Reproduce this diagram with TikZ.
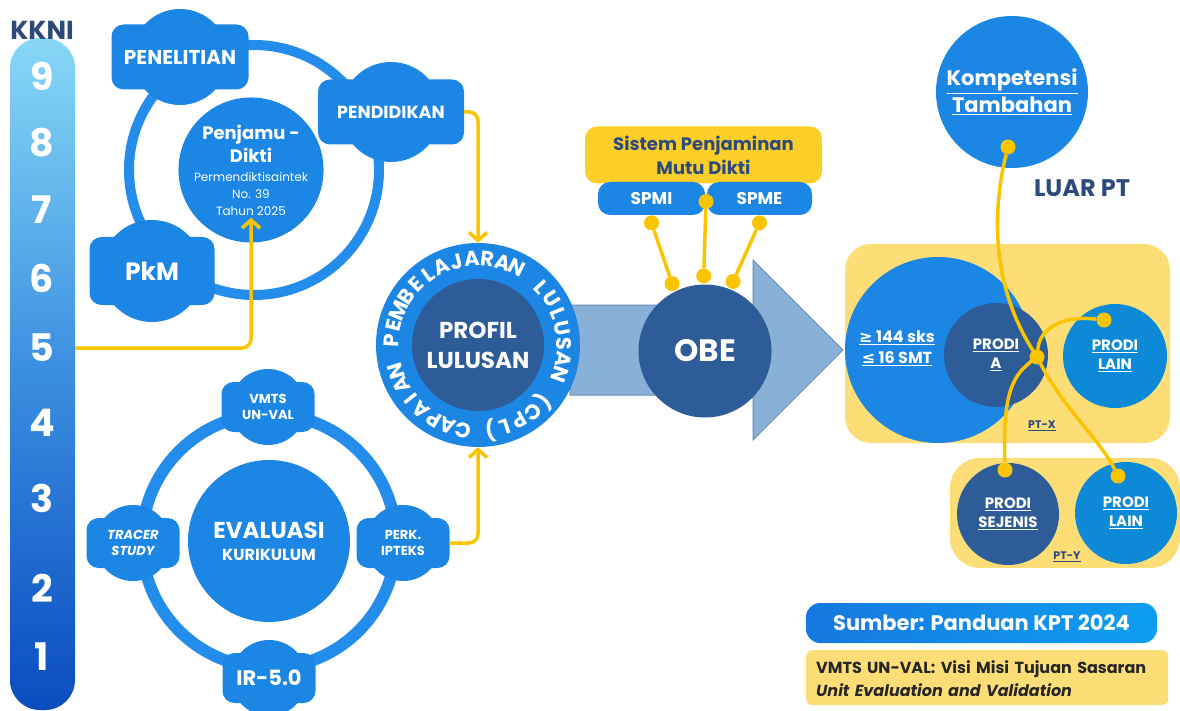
\documentclass[tikz,border=0pt]{standalone}
\usepackage{fontspec}
\setmainfont{Poppins}
\newfontfamily\symfont{DejaVu Sans}
\usetikzlibrary{positioning,calc,arrows.meta}
\definecolor{blobblue}{RGB}{28,134,229}
\definecolor{ringblue}{RGB}{36,140,234}
\definecolor{deepblue}{RGB}{45,92,153}
\definecolor{lainblue}{RGB}{12,138,216}
\definecolor{arrowblue}{RGB}{137,177,216}
\definecolor{arrowedge}{RGB}{105,140,180}
\definecolor{linkyellow}{RGB}{250,196,0}
\definecolor{boxyellow}{RGB}{253,222,118}
\definecolor{spmyellow}{RGB}{252,206,40}
\definecolor{inkblue}{RGB}{45,74,125}
\definecolor{kknitop}{RGB}{135,216,246}
\definecolor{kknimid}{RGB}{58,142,224}
\definecolor{kknibot}{RGB}{10,76,192}
\definecolor{sumberleft}{RGB}{22,120,226}
\definecolor{sumberright}{RGB}{14,158,240}
\newcommand\fsz[2]{\fontsize{#1}{#2}\selectfont}
\newcommand\cplfont{\fsz{21}{21}\bfseries}
\newcommand\cpltext{C,A,P,A,I,A,N,~,P,E,M,B,E,L,A,J,A,R,A,N,~,L,U,L,U,S,A,N,~,{(},C,P,L,{)}}
\newlength\cplw

\begin{document}
\begin{tikzpicture}[x=1pt, y=-1pt, font=\bfseries,
  blob/.style={fill=blobblue, rounded corners=12pt, text=white, align=center, inner sep=0pt},
  disc/.style={circle, fill=blobblue, text=white, align=center, inner sep=0pt},
  ring/.style={draw=ringblue, line width=10pt},
  ylink/.style={draw=linkyellow, line width=3.5pt, rounded corners=9pt},
  yarrow/.style={ylink, -{Straight Barb[length=8pt, width=18pt]}},
  ydot/.style={circle, fill=linkyellow, inner sep=0pt, minimum size=15pt},
  ulbl/.style={text=white, align=center, inner sep=0pt},
  ringchar/.style={text=white, inner sep=0pt, anchor=base, font=\cplfont}]
\useasboundingbox (0,0) rectangle (1180,711);

% KKNI scale
\node[rounded corners=30pt, minimum width=65pt, minimum height=672pt,
  top color=kknitop, bottom color=kknibot, middle color=kknimid] (bar) at (42.5,374) {};
\node[font=\fsz{26}{26}\bfseries, text=inkblue] (kkni) at (42,30) {KKNI};
\foreach \d/\y in {9/76,8/143,7/210,6/278,5/348,4/423,3/498,2/588,1/657}
  \node[font=\fsz{38}{38}\bfseries, text=white] (k\d) at (42,\y) {\d};

% Penjamu-Dikti cycle
\draw[ring] (254,170) circle[radius=125];
\foreach \x/\y/\r in {180/57/48, 391/112/50, 152/271/51}
  \fill[blobblue] (\x,\y) circle[radius=\r];
\node[blob, minimum width=137pt, minimum height=65pt, font=\fsz{20}{20}\bfseries] (penelitian) at (180,57) {PENELITIAN};
\node[blob, minimum width=146pt, minimum height=65pt, font=\fsz{17.5}{17.5}\bfseries] (pendidikan) at (391,112) {PENDIDIKAN};
\node[blob, minimum width=125pt, minimum height=68pt, font=\fsz{25}{25}\bfseries] (pkm) at (152,271) {PkM};
\node[disc, minimum size=141pt, font=\fsz{18}{23}\bfseries] (penjamu) at (251,170)
  {Penjamu -\\Dikti\\[-4pt]\fsz{12}{17}\mdseries Permendiktisaintek\\[-6pt]\fsz{12}{17}\mdseries No. 39\\[-6pt]\fsz{12}{17}\mdseries Tahun 2025};

% Evaluasi cycle
\draw[ring, line width=12pt] (269,541) circle[radius=127];
\foreach \x/\y in {268/407, 133/543, 403/543, 269/678}
  \fill[blobblue] (\x,\y) circle[radius=38];
\node[blob, minimum width=93pt, minimum height=50pt, font=\fsz{13}{16}\bfseries] (vmts) at (268,407) {VMTS\\UN-VAL};
\node[blob, minimum width=93pt, minimum height=50pt, font=\fsz{13}{16}\bfseries\itshape] (tracer) at (133,543) {TRACER\\STUDY};
\node[blob, minimum width=93pt, minimum height=50pt, font=\fsz{13}{16}\bfseries] (perk) at (403,543) {PERK.\\IPTEKS};
\node[blob, minimum width=93pt, minimum height=50pt, font=\fsz{21}{21}\bfseries] (ir) at (269,678) {IR-5.0};
\node[disc, minimum size=162pt, font=\fsz{23}{26}\bfseries] (evaluasi) at (269,541) {EVALUASI\\[-4pt]\fsz{16}{20}\bfseries KURIKULUM};

% flow arrow, profil lulusan, OBE
\filldraw[fill=arrowblue, draw=arrowedge, line width=1pt]
  (570,305) -- (753,305) -- (753,260) -- (843,350) -- (753,440) -- (753,395) -- (570,395) -- cycle;
\node[disc, minimum size=204pt] (profil) at (478,345) {};
\node[disc, fill=deepblue, minimum size=132pt, font=\fsz{23}{30}\bfseries] (lulusan) at (profil) {PROFIL\\LULUSAN};
% CPL lettering round the ring: measure, then spread over 352 degrees
\gdef\cplsum{0}
\foreach \c in \cpltext {
  \settowidth\cplw{\cplfont\c}
  \pgfmathsetmacro\t{\cplsum+\cplw}\xdef\cplsum{\t}}
\pgfmathsetmacro\cplgap{(86*pi/180*352-\cplsum)/34}
\gdef\cplpos{95}
\foreach \c [count=\i] in \cpltext {
  \settowidth\cplw{\cplfont\c}
  \pgfmathsetmacro\a{\cplpos+(\cplw+\cplgap)/2/86*180/pi}
  \node[ringchar, rotate={-\a-90}] (cpl\i) at ($(profil.center)+(\a:79)$) {\c};
  \pgfmathsetmacro\t{\cplpos+(\cplw+\cplgap)/86*180/pi}\xdef\cplpos{\t}}
\node[disc, fill=deepblue, minimum size=133pt, font=\fsz{31}{31}\bfseries] (obe) at (705,351) {OBE};

% penjaminan mutu
\node[fill=spmyellow, rounded corners=12pt, minimum width=237pt, minimum height=57pt, text=inkblue,
  align=center, inner sep=0pt, font=\fsz{18}{24}\bfseries] (spm) at (703.5,155) {Sistem Penjaminan\\Mutu Dikti};
\node[blob, minimum width=107pt, minimum height=33pt, font=\fsz{17}{17}\bfseries] (spmi) at (651.5,198.5) {SPMI};
\node[blob, minimum width=105pt, minimum height=33pt, font=\fsz{17}{17}\bfseries] (spme) at (759.5,198.5) {SPME};
\node[ydot] (mdot) at ($(spmi.east)!0.5!(spme.west)+(0,3)$) {};
\node[ydot, anchor=north] (idot) at (spmi.south) {};
\node[ydot, anchor=north] (edot) at (spme.south) {};
\foreach \n/\a in {1/-116, 2/-91, 3/-68}
  \node[ydot] (odot\n) at ($(obe.center)+(\a:75)$) {};
\draw[ylink] (idot) -- (odot1);
\draw[ylink] (mdot) -- (odot2);
\draw[ylink] (edot) -- (odot3);

% yellow arrows
\draw[yarrow, shorten >=-25pt] (bar.east |- k5) -| (penjamu.south);
\draw[yarrow] (pendidikan.east) -| (profil.north);
\draw[yarrow] (perk.east) -| (profil.south);

% perguruan tinggi
\fill[boxyellow, rounded corners=26pt] (845,244) rectangle (1170,443);
\fill[boxyellow, rounded corners=30pt] (950,458) rectangle (1180,568);
\node[disc, minimum size=186pt] (sks) at (938,350) {};
\node[ulbl, font=\fsz{16}{21}\bfseries] (sksinfo) at (897,348)
  {\underline{{\symfont ≥} 144 sks}\\\underline{{\symfont ≤} 16 SMT}};
\node[disc, fill=deepblue, minimum size=104pt, font=\fsz{15}{19}\bfseries] (prodia) at (996,355) {\underline{PRODI}\\\underline{A}};
\node[disc, fill=lainblue, minimum size=104pt, font=\fsz{15}{19}\bfseries] (lain1) at (1115,356) {\underline{PRODI}\\\underline{LAIN}};
\node[text=inkblue, font=\fsz{11}{11}\bfseries] (ptx) at (1042,426) {\underline{PT-X}};
\node[disc, fill=deepblue, minimum size=102pt, font=\fsz{15}{19}\bfseries] (sejenis) at (1008,514) {\underline{PRODI}\\\underline{SEJENIS}};
\node[disc, fill=lainblue, minimum size=102pt, font=\fsz{15}{19}\bfseries] (lain2) at (1126,513) {\underline{PRODI}\\\underline{LAIN}};
\node[text=inkblue, font=\fsz{11}{11}\bfseries] (pty) at (1067,557) {\underline{PT-Y}};

% luar PT
\node[disc, minimum size=152pt, font=\fsz{21}{27}\bfseries] (kompetensi) at (1012,92) {\underline{Kompetensi}\\\underline{Tambahan}};
\node[text=inkblue, font=\fsz{24}{24}\bfseries] (luar) at (1082,188) {LUAR PT};
\node[ydot] (kdot) at ($(kompetensi.center)+(-4,55)$) {};
\node[ydot] (hub) at (1037,357) {};
\node[ydot] (l1dot) at ($(lain1.center)+(-11,-36)$) {};
\node[ydot] (l2dot) at ($(lain2.center)+(-8,-37)$) {};
\node[ydot] (sdot) at ($(sejenis.center)+(-3,-44)$) {};
\draw[ylink] (kdot) .. controls (990,220) and (995,290) .. (hub.center)
  .. controls (1065,410) and (1100,440) .. (l2dot);
\draw[ylink] (l1dot) .. controls (1060,315) and (1040,330) .. (hub.center)
  .. controls (1010,378) and (1003,400) .. (sdot);

% sumber
\node[left color=sumberleft, right color=sumberright, rounded corners=14pt, minimum width=351pt,
  minimum height=40pt, text=white, font=\fsz{21}{21}\bfseries] (sumber) at (981.5,623) {Sumber: Panduan KPT 2024};
\node[fill=boxyellow, rounded corners=6pt, anchor=north west, text width=342pt, align=left,
  inner sep=10pt, text depth=22pt, text=black!85, font=\fsz{16}{23}\bfseries] (note) at (806,650)
  {VMTS UN-VAL: Visi Misi Tujuan Sasaran\\\fsz{16}{23}\bfseries\itshape Unit Evaluation and Validation};
\end{tikzpicture}
\end{document}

◆ ◆ ◆ ◆

Written task: Please reproduce the listing exactly from its opening line through the line that contains "text=white] (k\d) at", both included, with all pictures omitted.

Full response:
Reproduce this diagram with TikZ.
\documentclass[tikz,border=0pt]{standalone}
\usepackage{fontspec}
\setmainfont{Poppins}
\newfontfamily\symfont{DejaVu Sans}
\usetikzlibrary{positioning,calc,arrows.meta}
\definecolor{blobblue}{RGB}{28,134,229}
\definecolor{ringblue}{RGB}{36,140,234}
\definecolor{deepblue}{RGB}{45,92,153}
\definecolor{lainblue}{RGB}{12,138,216}
\definecolor{arrowblue}{RGB}{137,177,216}
\definecolor{arrowedge}{RGB}{105,140,180}
\definecolor{linkyellow}{RGB}{250,196,0}
\definecolor{boxyellow}{RGB}{253,222,118}
\definecolor{spmyellow}{RGB}{252,206,40}
\definecolor{inkblue}{RGB}{45,74,125}
\definecolor{kknitop}{RGB}{135,216,246}
\definecolor{kknimid}{RGB}{58,142,224}
\definecolor{kknibot}{RGB}{10,76,192}
\definecolor{sumberleft}{RGB}{22,120,226}
\definecolor{sumberright}{RGB}{14,158,240}
\newcommand\fsz[2]{\fontsize{#1}{#2}\selectfont}
\newcommand\cplfont{\fsz{21}{21}\bfseries}
\newcommand\cpltext{C,A,P,A,I,A,N,~,P,E,M,B,E,L,A,J,A,R,A,N,~,L,U,L,U,S,A,N,~,{(},C,P,L,{)}}
\newlength\cplw

\begin{document}
\begin{tikzpicture}[x=1pt, y=-1pt, font=\bfseries,
  blob/.style={fill=blobblue, rounded corners=12pt, text=white, align=center, inner sep=0pt},
  disc/.style={circle, fill=blobblue, text=white, align=center, inner sep=0pt},
  ring/.style={draw=ringblue, line width=10pt},
  ylink/.style={draw=linkyellow, line width=3.5pt, rounded corners=9pt},
  yarrow/.style={ylink, -{Straight Barb[length=8pt, width=18pt]}},
  ydot/.style={circle, fill=linkyellow, inner sep=0pt, minimum size=15pt},
  ulbl/.style={text=white, align=center, inner sep=0pt},
  ringchar/.style={text=white, inner sep=0pt, anchor=base, font=\cplfont}]
\useasboundingbox (0,0) rectangle (1180,711);

% KKNI scale
\node[rounded corners=30pt, minimum width=65pt, minimum height=672pt,
  top color=kknitop, bottom color=kknibot, middle color=kknimid] (bar) at (42.5,374) {};
\node[font=\fsz{26}{26}\bfseries, text=inkblue] (kkni) at (42,30) {KKNI};
\foreach \d/\y in {9/76,8/143,7/210,6/278,5/348,4/423,3/498,2/588,1/657}
  \node[font=\fsz{38}{38}\bfseries, text=white] (k\d) at (42,\y) {\d};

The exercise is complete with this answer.